いろいろ業界再編が続き、現在の石油元売り業界は「エネオス」「出光」「コスモ石油」の大手3社中心の業界に。その3社の業績などは以下。
経営状況 | エネオス | 出光 | コスモ石油 |
---|---|---|---|
売上高 | 7兆6580億円 | 4兆5566億円 | 2兆2332億円 |
営業利益 | 2541億円 | 1400億円 | 1012億円 |
営業利益率 | 3.3% | 3.0% | 4.5% |
系列スタンド数 | 12623か所 | 6311か所 | 2729か所 |
石油精製能力 | 1日186万バレル | 1日94.5万バレル | 1日40万バレル |
業界シェア | 47% | 30% | 15% |
出光とコスモを合わせても売上高規模でエネオスに勝てない状況。エネオスがゴールド聖闘士で、出光がシルバー聖闘士、コスモはブロンズ聖闘士といったところか。
エネオスは強くなりすぎて今までのようなM&Aによるシェア拡大は難しいと予想できるが、逆にコスモはエネオス一強状態を上手く利用してM&Aを成功させていきたいところ。双子座ジェミニのカノンがポセイドンを利用したように。
寡占は危険?
業界再編による3社寡占。この状況がサンクチュアリとなってしまったことで、石油業界の競争原理が低下することが懸念されていた。石油業界の人に聞くと、再編が進んだ初期段階はやや価格が高止まりしていたようだが、現在では依然のレベルに落ち着いているとのこと。

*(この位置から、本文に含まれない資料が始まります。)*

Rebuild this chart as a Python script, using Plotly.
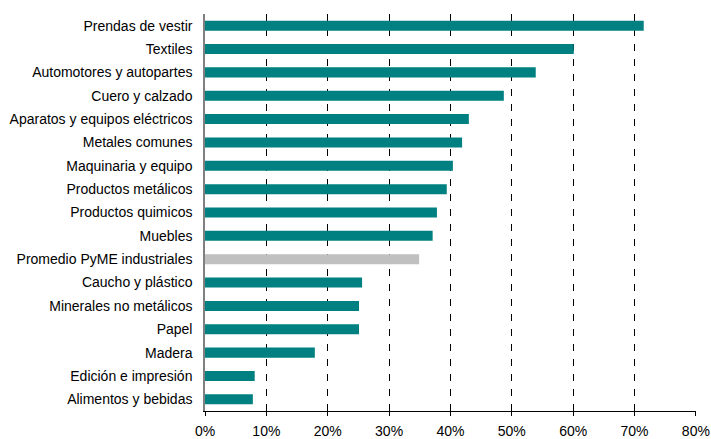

ガソリンや軽油などは日本の物流と生活コストそのものであるため、寡占化しているからといって高利益ビジネスはできない。それは電力会社が倫理観を無視した料金で電力販売することができないのと同じ。
ガソリン価格は元売り業界の寡占がどうこうよりも「1バレル○○ドル」といった世界的な需給で決定される原油相場の影響が最も大きい。
ガソリンが安くなるには産油国の増産を願うしかないが、それはそれでいろいろ難しい。
- 世界的な脱炭素方針の影響で、産油国が増産について慎重になっている。
- 2020年3月頃のコロナ蔓延時に、大幅な需要落ち込みよって原油価格がマイナスになった経験により、産油国が増産を恐れるようになっている。
そのため産油国が積極的に増産することは期待できないとされるが、いずれ不安も和らいであるべき形に戻っていくはず。自己修復能力があったフェニックスのクロスと同じように。